Cansado, se había quedado sentado en una silla cuando escuchó que el policía encargado conversaba con alguien. “¿Y es buena gente?”, preguntaba alguien. “No sé, pero está sentado ahí desde hace cuatro horas”, respondió el uniformado.

Alberto se acercó a hablar con el dueño del automóvil y se encontró con una familia que lo recibió en su auto y lo llevó hasta Clorinda. Allí, consiguió tomar la última balsa del año que pasaba al lado paraguayo para llegar a casa el 30 de diciembre y sorprender a sus padres mientras cambiaban una llanta en el estacionamiento de un supermercado.

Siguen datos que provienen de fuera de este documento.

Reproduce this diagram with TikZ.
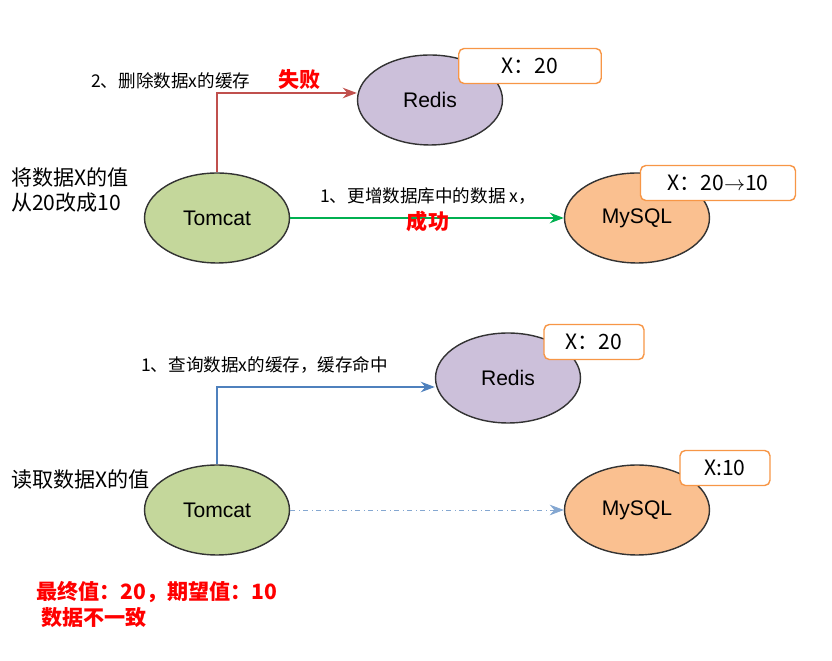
\documentclass[tikz,border=0pt]{standalone}
\usepackage{fontspec}
\setmainfont{Liberation Sans}
\newfontfamily\cjk{Noto Sans CJK SC}
\usetikzlibrary{shapes.geometric,positioning,arrows.meta}
\definecolor{tomcatgreen}{HTML}{C4D79B}
\definecolor{redislilac}{HTML}{CCC0DA}
\definecolor{mysqlorange}{HTML}{FAC090}
\definecolor{boxorange}{HTML}{F79646}
\definecolor{arrred}{HTML}{C0504D}
\definecolor{arrgreen}{HTML}{00B050}
\definecolor{arrblue}{HTML}{4F81BD}
\begin{document}
\begin{tikzpicture}[x=0.02cm,y=-0.02cm,
  srv/.style={ellipse,draw=black!80,thick,minimum width=2.9cm,minimum height=1.8cm,font=\large},
  val/.style={draw=boxorange,thick,rounded corners=3pt,fill=white,font=\large\cjk,minimum height=0.7cm},
  lbl/.style={font=\cjk,anchor=west},
  bad/.style={font=\cjk\bfseries\large,text=red},
  >={Stealth[length=8pt]}]
\useasboundingbox (0,0) rectangle (832,661);
% top: update
\node[srv,fill=tomcatgreen] (tc1) at (217,218) {Tomcat};
\node[srv,fill=redislilac] (rd1) at (430,100) {Redis};
\node[srv,fill=mysqlorange] (my1) at (637,218) {MySQL};
\node[val,minimum width=2.85cm] (v1) at (530,66) {X：20};
\node[val,minimum width=3.1cm] (v2) at (718,183) {X：20$\rightarrow$10};
\coordinate (c1) at (217,93);
\draw[arrred,thick,->] (tc1.north) -- (c1) -- (rd1.west |- c1);
\node[lbl] at (85,81) {2、删除数据x的缓存};
\node[bad,anchor=west] at (272,80) {失败};
\draw[arrgreen,thick,->] (tc1.east) -- (my1.west);
\node[font=\cjk] at (428,196) {1、更增数据库中的数据 x，};
\node[bad] at (428,221) {成功};
\node[lbl,font=\cjk\large,align=left] at (5,190) {将数据X的值\\从20改成10};
% bottom: read
\node[srv,fill=tomcatgreen] (tc2) at (217,510) {Tomcat};
\node[srv,fill=redislilac] (rd2) at (508,378) {Redis};
\node[srv,fill=mysqlorange] (my2) at (637,510) {MySQL};
\node[val,minimum width=2cm] (v3) at (594,342) {X：20};
\node[val,minimum width=1.8cm] (v4) at (725,468) {X:10};
\coordinate (c2) at (217,387);
\draw[arrblue,thick,->] (tc2.north) -- (c2) -- (rd2.west |- c2);
\node[lbl] at (135,365) {1、查询数据x的缓存，缓存命中};
\draw[arrblue!70,dash dot,->] (tc2.east) -- (my2.west);
\node[lbl,font=\cjk\large] at (5,480) {读取数据X的值};
\node[bad,anchor=west] at (30,592) {最终值：20，期望值：10};
\node[bad,anchor=west] at (35,618) {数据不一致};
\end{tikzpicture}
\end{document}
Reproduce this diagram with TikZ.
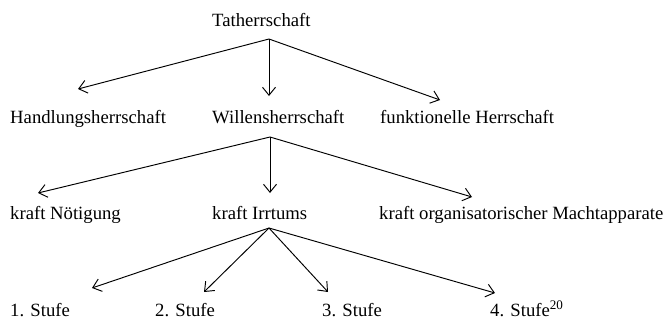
\documentclass[tikz,border=0pt]{standalone}
\usepackage{fontspec}
\setmainfont{Liberation Serif}
\usetikzlibrary{arrows.meta}
\begin{document}
\begin{tikzpicture}[x=1pt,y=-1pt,
  lbl/.style={anchor=base west,inner sep=0pt,font=\fontsize{18.7}{22}\selectfont},
  conn/.style={line width=0.95pt,-{Straight Barb[length=8pt,width=13pt,line width=0.95pt]}}]
\useasboundingbox (0,0) rectangle (665,322);
% row 0
\node[lbl] (tat) at (212,26) {Tatherrschaft};
% row 1
\node[lbl] (hand) at (10,123) {Handlungsherrschaft};
\node[lbl] (will) at (212,123) {Willensherrschaft};
\node[lbl] (funk) at (380,123) {funktionelle Herrschaft};
% row 2
\node[lbl] (noet) at (10,219) {kraft Nötigung};
\node[lbl] (irr) at (212,219) {kraft Irrtums};
\node[lbl] (org) at (379,219) {kraft organisatorischer Machtapparate};
% row 3
\node[lbl] (s1) at (10,316) {1. Stufe};
\node[lbl] (s2) at (155,316) {2. Stufe};
\node[lbl] (s3) at (322,316) {3. Stufe};
\node[lbl] (s4) at (490,316) {4. Stufe\textsuperscript{20}};
% apex and tip coordinates
\coordinate (a0) at (269,39);
\coordinate (thand) at (78,89);
\coordinate (twill) at (269,96);
\coordinate (tfunk) at (440,100);
\coordinate (a1) at (270,137);
\coordinate (tnoet) at (38,193);
\coordinate (tirr) at (270,193);
\coordinate (torg) at (472,197);
\coordinate (a2) at (269,228);
\coordinate (ts1) at (92,288);
\coordinate (ts2) at (204,292);
\coordinate (ts3) at (328,292);
\coordinate (ts4) at (495,293);
% connectors
\draw[conn] (a0) -- (thand);
\draw[conn] (a0) -- (twill);
\draw[conn] (a0) -- (tfunk);
\draw[conn] (a1) -- (tnoet);
\draw[conn] (a1) -- (tirr);
\draw[conn] (a1) -- (torg);
\draw[conn] (a2) -- (ts1);
\draw[conn] (a2) -- (ts2);
\draw[conn] (a2) -- (ts3);
\draw[conn] (a2) -- (ts4);
\end{tikzpicture}
\end{document}
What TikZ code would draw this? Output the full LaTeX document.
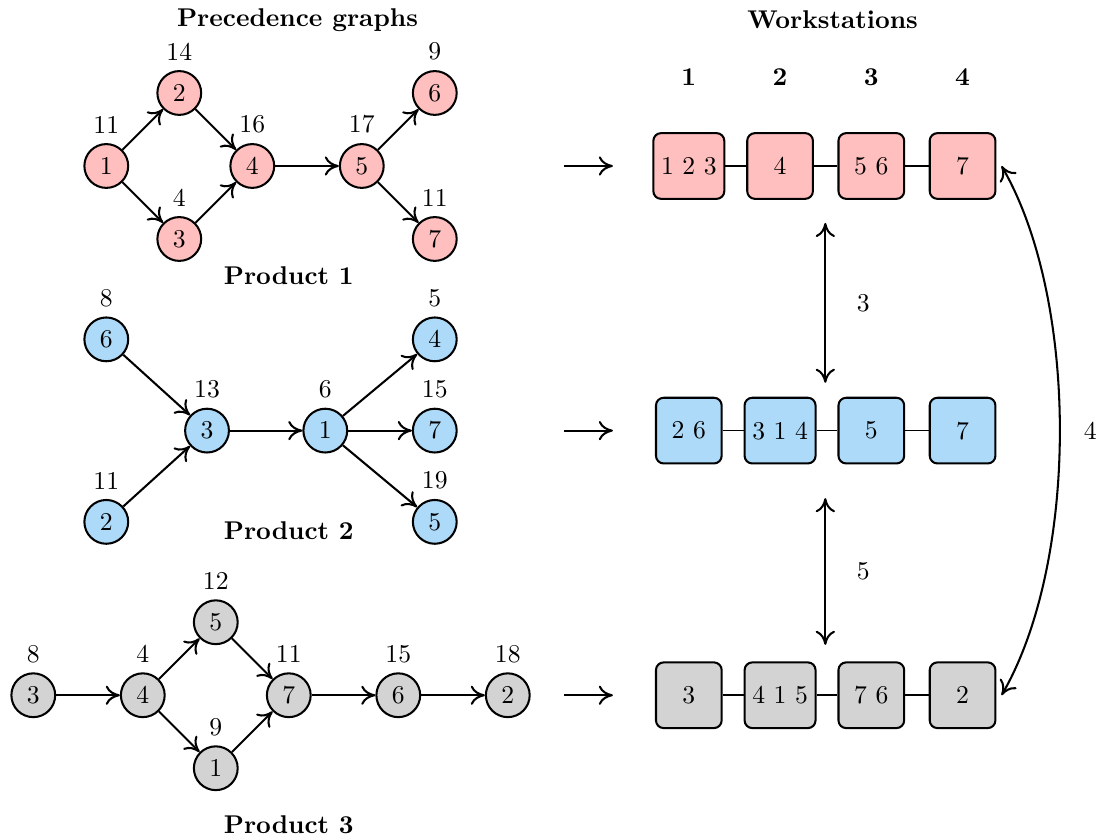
\documentclass[tikz,border=0pt]{standalone}
\usepackage{tikz}
\usepackage{amsmath}
\usepackage{amssymb}
\usetikzlibrary{arrows.meta}

\definecolor{pinkjob}{RGB}{255,191,191}
\definecolor{bluejob}{RGB}{173,218,248}
\definecolor{grayjob}{RGB}{211,211,211}

\begin{document}
\begin{tikzpicture}[auto,thick,>={Computer Modern Rightarrow[length=5.5pt,width=7.5pt]},
        job/.style={circle,draw=black,minimum size=6mm,inner sep=0pt},
        station/.style={rectangle,rounded corners=3pt,draw=black,minimum size=9mm,inner sep=3pt},
        heading/.style={font=\bfseries}]
            \useasboundingbox (-1.456,-9.19) rectangle (13.64,2.274);
            % titles
            \node[heading] (ptitle) at (2.62,2) {Precedence graphs};
            \node[heading] (wtitle) at (9.95,2) {Workstations};
            \node[heading] (h1) at (7.98,1.22) {1};
            \node[heading] (h2) at (9.23,1.22) {2};
            \node[heading] (h3) at (10.48,1.22) {3};
            \node[heading] (h4) at (11.73,1.22) {4};
            % product 1
            \begin{scope}[job/.append style={fill=pinkjob}]
                \node[job,label=above:11] (a1) at (0,0) {$1$};
                \node[job,label=above:14] (a2) at (1,1) {$2$};
                \node[job,label=above:4] (a3) at (1,-1) {$3$};
                \node[job,label=above:16] (a4) at (2,0) {$4$};
                \node[job,label=above:17] (a5) at (3.5,0) {$5$};
                \node[job,label=above:9] (a6) at (4.5,1) {$6$};
                \node[job,label=above:11] (a7) at (4.5,-1) {$7$};
            \end{scope}
            \node[heading] (prod1) at (2.5,-1.5) {Product 1};
            \draw (a1) edge [->] (a2);
            \draw (a1) edge [->] (a3);
            \draw (a2) edge [->] (a4);
            \draw (a3) edge [->] (a4);
            \draw (a4) edge [->] (a5);
            \draw (a5) edge [->] (a6);
            \draw (a5) edge [->] (a7);
            % product 2
            \begin{scope}[job/.append style={fill=bluejob}]
                \node[job,label=above:8] (b6) at (0,-2.375) {$6$};
                \node[job,label=above:11] (b2) at (0,-4.875) {$2$};
                \node[job,label=above:13] (b3) at (1.38,-3.625) {$3$};
                \node[job,label=above:6] (b1) at (3,-3.625) {$1$};
                \node[job,label=above:5] (b4) at (4.5,-2.375) {$4$};
                \node[job,label=above:15] (b7) at (4.5,-3.625) {$7$};
                \node[job,label=above:19] (b5) at (4.5,-4.875) {$5$};
            \end{scope}
            \node[heading] (prod2) at (2.5,-5) {Product 2};
            \draw (b6) edge [->] (b3);
            \draw (b2) edge [->] (b3);
            \draw (b3) edge [->] (b1);
            \draw (b1) edge [->] (b4);
            \draw (b1) edge [->] (b7);
            \draw (b1) edge [->] (b5);
            % product 3
            \begin{scope}[job/.append style={fill=grayjob}]
                \node[job,label=above:8] (c3) at (-1,-7.25) {$3$};
                \node[job,label=above:4] (c4) at (0.5,-7.25) {$4$};
                \node[job,label=above:12] (c5) at (1.5,-6.25) {$5$};
                \node[job,label=above:9] (c1) at (1.5,-8.25) {$1$};
                \node[job,label=above:11] (c7) at (2.5,-7.25) {$7$};
                \node[job,label=above:15] (c6) at (4,-7.25) {$6$};
                \node[job,label=above:18] (c2) at (5.5,-7.25) {$2$};
            \end{scope}
            \node[heading] (prod3) at (2.5,-9.02) {Product 3};
            \draw (c3) edge [->] (c4);
            \draw (c4) edge [->] (c5);
            \draw (c4) edge [->] (c1);
            \draw (c5) edge [->] (c7);
            \draw (c1) edge [->] (c7);
            \draw (c7) edge [->] (c6);
            \draw (c6) edge [->] (c2);
            % workstations
            \begin{scope}[station/.append style={fill=pinkjob}]
                \node[station] (wa1) at (7.98,0) {1 2 3};
                \node[station] (wa2) at (9.23,0) {4};
                \node[station] (wa3) at (10.48,0) {5 6};
                \node[station] (wa4) at (11.73,0) {7};
            \end{scope}
            \begin{scope}[station/.append style={fill=bluejob}]
                \node[station] (wb1) at (7.98,-3.625) {2 6};
                \node[station] (wb2) at (9.23,-3.625) {3 1 4};
                \node[station] (wb3) at (10.48,-3.625) {5};
                \node[station] (wb4) at (11.73,-3.625) {7};
            \end{scope}
            \begin{scope}[station/.append style={fill=grayjob}]
                \node[station] (wc1) at (7.98,-7.25) {3};
                \node[station] (wc2) at (9.23,-7.25) {4 1 5};
                \node[station] (wc3) at (10.48,-7.25) {7 6};
                \node[station] (wc4) at (11.73,-7.25) {2};
            \end{scope}
            \draw[semithick] (wa1) edge (wa2) (wa2) edge (wa3) (wa3) edge (wa4);
            \draw[semithick] (wb1) edge (wb2) (wb2) edge (wb3) (wb3) edge (wb4);
            \draw[semithick] (wc1) edge (wc2) (wc2) edge (wc3) (wc3) edge (wc4);
            % feeding arrows
            \coordinate (ina) at (6.27,0);
            \coordinate (outa) at (6.94,0);
            \coordinate (inb) at (6.27,-3.625);
            \coordinate (outb) at (6.94,-3.625);
            \coordinate (inc) at (6.27,-7.25);
            \coordinate (outc) at (6.94,-7.25);
            \draw (ina) edge [->] (outa);
            \draw (inb) edge [->] (outb);
            \draw (inc) edge [->] (outc);
            % changeover arrows
            \coordinate (u1) at (9.85,-0.78);
            \coordinate (u2) at (9.85,-2.97);
            \coordinate (u3) at (9.85,-4.55);
            \coordinate (u4) at (9.85,-6.56);
            \draw (u1) edge [<->] node[right=3mm] {3} (u2);
            \draw (u3) edge [<->] node[right=3mm] {5} (u4);
            \draw ([xshift=2pt]wa4.east) edge [<->,bend left=30,looseness=0.75] node[right=2mm] {4} ([xshift=2pt]wc4.east);
        \end{tikzpicture}
\end{document}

Para Juanqui, lo que quedó después de los 185 días de viaje no fueron los lugares, sino las personas que conoció en cada uno de ellos. “Si estás solo es como que no disfrutás”, me asegura.

“Lo que me quedó es como uno cambia la estructura mental. Hubo muchos momentos en los que mi estructura mental no entendía muy bien: por ejemplo, 20 tipos sentados de diferentes lugares y hablando sobre temas que no precisamente compartíamos”, manifiesta.

“La apertura mental te da la posibilidad de que vos te conviertas en una esponja de absorción cultural y eso significa mucho no solo intelectualmente sino personalmente. Te convertís en una persona que está abierta a todo”, agrega.

Cuando le pregunto sobre algún punto del viaje que recuerde particularmente, él afirma que todos los países que tienen mucho por mostrar y que les difícil escoger alguno.

“La amplitud que te da al mundo es impresionante. El viaje es una cosa maravillosa, hay que salir a viajar”, sentencia.

Para ese momento llevábamos ya cerca de una hora de conversación que podía haberse extendido aún más. Es que es difícil resumir 35.000 kilómetros del viaje más grande de una vida en pocos minutos.

Parte de su viaje es recolectado a través de un blog y en su cuenta en Facebook.

Estas son tan solo algunas pocas de las aventuras que estos dos paraguayos vivieron en una combi mientras viajaban por América para llegar su interior.